Bisnis.com, JAKARTA—Kendati telah dinyatakan sembuh, rasa nyeri pada penderita kanker biasanya masih terjadi sewaktu-waktu dan mengganggu kualitas hidup pasien.
Pakar nyeri dari Jakarta Pain and Spine Center, Darto Satoto, mengatakan rasa nyeri pada penderita kanker biasanya terjadi akibat penekanan saraf atau efek samping terapi seperti pembedahan, obat-obatan, atau kemoterapi. Derajat nyeri yang berkaitan dengan kanker bervariasi bergantung pada banyak hal mulai dari jenis, stadium, dan kepekaan pasien terhadap nyeri.
“Semakin cepat diterapi, kemungkinan nyeri teratasi juga semakin besar,” ujarnya, Rabu (7/12).
Darto mengatakan ada dua teknik intervensi yang dilakukan untuk mengatasi nyeri kanker, yaitu teknik destruktif dan non-destruktif. Teknik pertama dilakukan dengan perusakanjaringan saraf guna mengentikan impuls nyeri secara irreversible. Teknik ini dapat dilakukan dengan memberian agen farmakologis, radiofrekuensi, dan pembedahan.
Sementara itu, teknik non-destruktif biasanya dilakukan dengan menggentikan impuls nyeri secara reversible melalui obat-obatan atau rangsangan elektrik.
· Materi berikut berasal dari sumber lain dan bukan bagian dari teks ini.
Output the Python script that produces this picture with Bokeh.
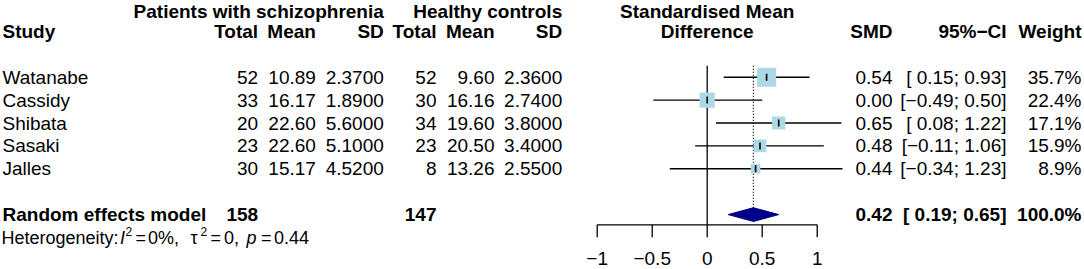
import math
from bokeh.plotting import figure
from bokeh.models import Range1d, ColumnDataSource
from bokeh.core.properties import value
from bokeh.embed import file_html
from bokeh.resources import INLINE

# ---------------- data ----------------
studies = ["Watanabe", "Cassidy", "Shibata", "Sasaki", "Jalles"]
n_e = [52, 33, 20, 23, 30]
mean_e = [10.89, 16.17, 22.60, 22.60, 15.17]
sd_e = [2.37, 1.89, 5.60, 5.10, 4.52]
n_c = [52, 30, 34, 23, 8]
mean_c = [9.60, 16.16, 19.60, 20.50, 13.26]
sd_c = [2.36, 2.74, 3.80, 3.40, 2.55]
smd = [0.54, 0.00, 0.65, 0.48, 0.44]
ci_lo = [0.15, -0.49, 0.08, -0.11, -0.34]
ci_hi = [0.93, 0.50, 1.22, 1.06, 1.23]
weight = [35.7, 22.4, 17.1, 15.9, 8.9]
pooled = 0.42
pooled_lo = 0.19
pooled_hi = 0.65
pooled_weight = 100.0
total_e = 158
total_c = 147
i2 = 0
tau2 = 0
p_het = 0.44
tick_vals = [-1, -0.5, 0, 0.5, 1]
tick_labels = ["\u22121", "\u22120.5", "0", "0.5", "1"]

# ---------------- layout ----------------
W, H = 1084, 269
FONT = "Liberation Sans"
FS = "19px"
FS_HET = "18px"
FS_SUP = "12px"
ROW0_PX = 76.7      # pixel centre of first study row
ROW_PX = 22.9       # row pitch
ZERO_PX = 706.7     # pixel of SMD = 0
UNIT_PX = 110.0     # pixels per SMD unit


def row_of(px):
    return (px - ROW0_PX) / ROW_PX


i_top = row_of(0)
i_bot = row_of(H)
I_AXIS = row_of(224.3)
I_TICK = row_of(236.7)
I_TLAB = row_of(257.5)

p = figure(width=W, height=H,
           x_range=Range1d(0, W), y_range=Range1d(i_bot, i_top),
           x_axis_type=None, y_axis_type=None,
           output_backend="svg", toolbar_location=None,
           min_border=0)
p.extra_x_ranges = {"smd": Range1d(-ZERO_PX / UNIT_PX, (W - ZERO_PX) / UNIT_PX)}
p.outline_line_color = None
p.background_fill_color = "white"
p.border_fill_color = "white"


def minus(s):
    return s.replace("-", "\u2212")


def txt(xs, ys, texts, align, bold=False, size=FS, style=None, rng="default"):
    src = ColumnDataSource(dict(x=xs, y=ys, t=texts))
    if style is None:
        style = "bold" if bold else "normal"
    p.text(x="x", y="y", text="t", source=src, text_align=align,
           text_baseline="middle", text_font=value(FONT), text_font_size=size,
           text_font_style=style, text_color="black", x_range_name=rng)


# column anchors (pixels)
X_STUDY = 2
X_TE, X_ME, X_SE = 257.6, 315.4, 383.3
X_TC, X_MC, X_SC = 436.0, 494.0, 561.7
X_SMD, X_CI, X_W = 892.0, 1006.0, 1081.0

rows = list(range(len(studies)))
R_H1 = row_of(10.5)
R_H2 = row_of(31.2)
R_POOL = len(studies) + 1
R_HET = R_POOL + 1

# headers
txt([X_SE, X_SC], [R_H1, R_H1], ["Patients with schizophrenia", "Healthy controls"], "right", True)
txt([ZERO_PX], [R_H1], ["Standardised Mean"], "center", True)
txt([ZERO_PX], [R_H2], ["Difference"], "center", True)
txt([X_STUDY], [R_H2], ["Study"], "left", True)
txt([X_TE, X_ME, X_SE, X_TC, X_MC, X_SC, X_SMD, X_CI, X_W], [R_H2] * 9,
    ["Total", "Mean", "SD", "Total", "Mean", "SD", "SMD", "95%\u2212CI", "Weight"], "right", True)

# study rows
txt([X_STUDY] * len(rows), rows, studies, "left")
txt([X_TE] * len(rows), rows, [str(v) for v in n_e], "right")
txt([X_ME] * len(rows), rows, ["%.2f" % v for v in mean_e], "right")
txt([X_SE] * len(rows), rows, ["%.4f" % v for v in sd_e], "right")
txt([X_TC] * len(rows), rows, [str(v) for v in n_c], "right")
txt([X_MC] * len(rows), rows, ["%.2f" % v for v in mean_c], "right")
txt([X_SC] * len(rows), rows, ["%.4f" % v for v in sd_c], "right")
txt([X_SMD] * len(rows), rows, [minus("%.2f" % v) for v in smd], "right")
txt([X_CI] * len(rows), rows, [minus("[%5.2f; %.2f]" % (a, b)) for a, b in zip(ci_lo, ci_hi)], "right")
txt([X_W] * len(rows), rows, ["%.1f%%" % v for v in weight], "right")

# pooled row
txt([X_STUDY], [R_POOL], ["Random effects model"], "left", True)
txt([X_TE, X_TC], [R_POOL, R_POOL], [str(total_e), str(total_c)], "right", True)
txt([X_SMD, X_CI, X_W], [R_POOL] * 3,
    [minus("%.2f" % pooled), minus("[%5.2f; %.2f]" % (pooled_lo, pooled_hi)), "%.1f%%" % pooled_weight],
    "right", True)

# heterogeneity line (pieces for italics / superscripts)
SUP = -0.25
het_pieces = [
    (1.0, 0.0, "Heterogeneity:", "normal", FS_HET),
    (119.5, 0.0, "I", "italic", FS_HET),
    (125.0, SUP, "2", "normal", FS_SUP),
    (135.0, 0.0, "=", "normal", FS_HET),
    (147.5, 0.0, "%d%%," % i2, "normal", FS_HET),
    (190.0, 0.0, "\u03c4", "normal", FS_HET),
    (200.0, SUP, "2", "normal", FS_SUP),
    (210.0, 0.0, "=", "normal", FS_HET),
    (223.5, 0.0, "%d," % tau2, "normal", FS_HET),
    (246.0, 0.0, "p", "italic", FS_HET),
    (260.5, 0.0, "=", "normal", FS_HET),
    (273.5, 0.0, "%.2f" % p_het, "normal", FS_HET),
]
for x, dy, t, style, size in het_pieces:
    txt([x], [R_HET + dy], [t], "left", size=size, style=style)

# ---------------- forest ----------------
p.segment(x0=[0], y0=[-0.5], x1=[0], y1=[I_AXIS], x_range_name="smd",
          line_color="black", line_width=1.3)
p.segment(x0=[pooled], y0=[-0.5], x1=[pooled], y1=[R_POOL - 0.3], x_range_name="smd",
          line_color="black", line_width=1.3, line_dash="1 2")
p.segment(x0=ci_lo, y0=rows, x1=ci_hi, y1=rows, x_range_name="smd",
          line_color="black", line_width=1.4)
p.scatter(x=smd, y=rows, marker="square", size=[3.2 * math.sqrt(w) for w in weight],
          fill_color="#ADD8E6", line_color=None, x_range_name="smd")
p.scatter(x=smd, y=rows, marker="dash", angle=math.pi / 2, size=7,
          line_color="black", line_width=1.6, x_range_name="smd")
p.patch(x=[pooled_lo, pooled, pooled_hi, pooled],
        y=[R_POOL, R_POOL - 0.3, R_POOL, R_POOL + 0.3],
        fill_color="#00008B", line_color="#00008B", x_range_name="smd")

# x axis (drawn on the SMD scale)
p.segment(x0=[tick_vals[0]], y0=[I_AXIS], x1=[tick_vals[-1]], y1=[I_AXIS],
          x_range_name="smd", line_color="black", line_width=1.3)
p.segment(x0=tick_vals, y0=[I_AXIS] * len(tick_vals), x1=tick_vals, y1=[I_TICK] * len(tick_vals),
          x_range_name="smd", line_color="black", line_width=1.3)
txt(tick_vals, [I_TLAB] * len(tick_vals), tick_labels, "center", rng="smd")

open("out.html", "w").write(file_html(p, INLINE))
Teknik destruktif biasanya dilakukan satu kali dan lebih hemat dari segi biaya. Namun, teknik ini dapat menimbulkan kerusakan saraf dan jaringan lain di luar sasaran
Pada teknik non-destruktif, penyuntikkan atau pemasangan infus berisi obat anestasi local dengan atau tanpa steroid, untuk menghambat impuls dan meredakan nyeri. Teknik ini dapat dilakukan pada saraf perifer, lapangan perifer, maupun pada sumsun tulang bergantung pada area yang ingin dimanipulasi.